質問主意書

第26回国会(常会)

質問主意書


質問第一一号

参議院大阪府選出議員補欠選挙公報に関する質問主意書

右の質問主意書を国会法第七十四条によつて提出する。

  昭和三十二年四月三十日

相馬 助治      


       参議院議長 松野 鶴平 殿



   参議院大阪府選出議員補欠選挙公報に関する質問主意書

 昭和三十二年四月二十三日執行参議院大阪府選出議員補欠選挙にあたリ候補者ふるた覚成氏は、その公報に、
「大阪の幸福相互銀行が内容を云々されるような話を時々聞きます………金融をうけておられる方はともかく、若し万一預金の有るような方は他の銀行に変えておかれた方が安心ではないでしようか」
と掲載し、善意の第三者たる幸福相互銀行に対し、国の費用をもつてする公報を利用して多大の損害を与えた。今後この種事例が頻発するならば、事きわめて重大と言わなければならない。
 よつて右に関し次の各項に就き政府の所見をおたずねする。

1 大阪選管の執つた態度は正しいものと認めるか。
 但し公職選挙法第一六九条第二項の規定はかかる事例につき善意の第三者の利益が故意に侵害されることをも認める積極的な規定なりと判断するか。又この際、その原稿が客観的に見て、明らかに違法であり、第三者の利益を著しく害し、且つ掲載を拒否しても選挙妨害とならないと認められる揚合においても、その掲載を拒否し得ずと思うか。

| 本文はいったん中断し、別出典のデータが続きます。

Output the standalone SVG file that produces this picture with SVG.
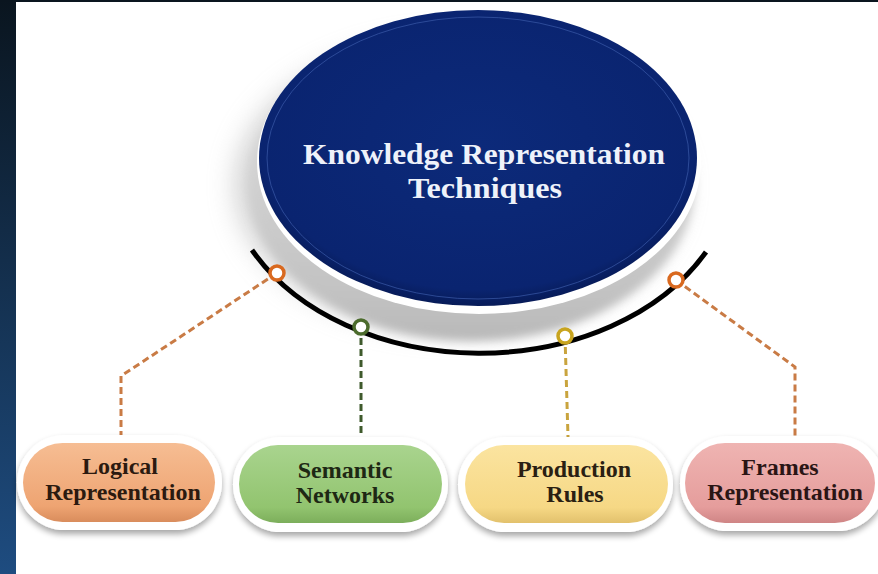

2 該公報の掲載にあたつて大阪選管は、自治庁の意見を求め、その許可を得たものと言われている。かかる指導は、公職選挙法第五条第二項の規定により指揮監督権を有する自治庁長官として妥当なりや否や見解を問う。

3 かりに(1)(2)の質問に対し「妥当なり」内至は「止むを得ず」との見解ありとすれば、次の如き事例発生のおそれがあるが、それに対する政府の見解を問う。
A 刑法によつても当然問題とされる程度の個人或は団体への攻撃、誹謗又はワイセツ文書等を公報に掲載せしめるべく、原稿を提出し選管の注意にも耳をかたむけず、あく迄掲載せよと主張した場合、選管は如何なる態度をとるを妥当とするか。
B 本件の事例の如き場合において、大阪幸福相互銀行が致命的な損害を受けたとする場合、被害者が候補者に対して損害の賠償を求める時、選管にも法的責任内至は道義的責任ありと思惟するや否や。

4 該公報を見た被害者たる幸福銀行は事実無根なる弁明書を得意先に発送せんとしたるところ大阪選管は“選挙妨害のおそれあり”としてその発送の中止を勧告した事実がある。若し事実とすればこれに対する政府の所見如何。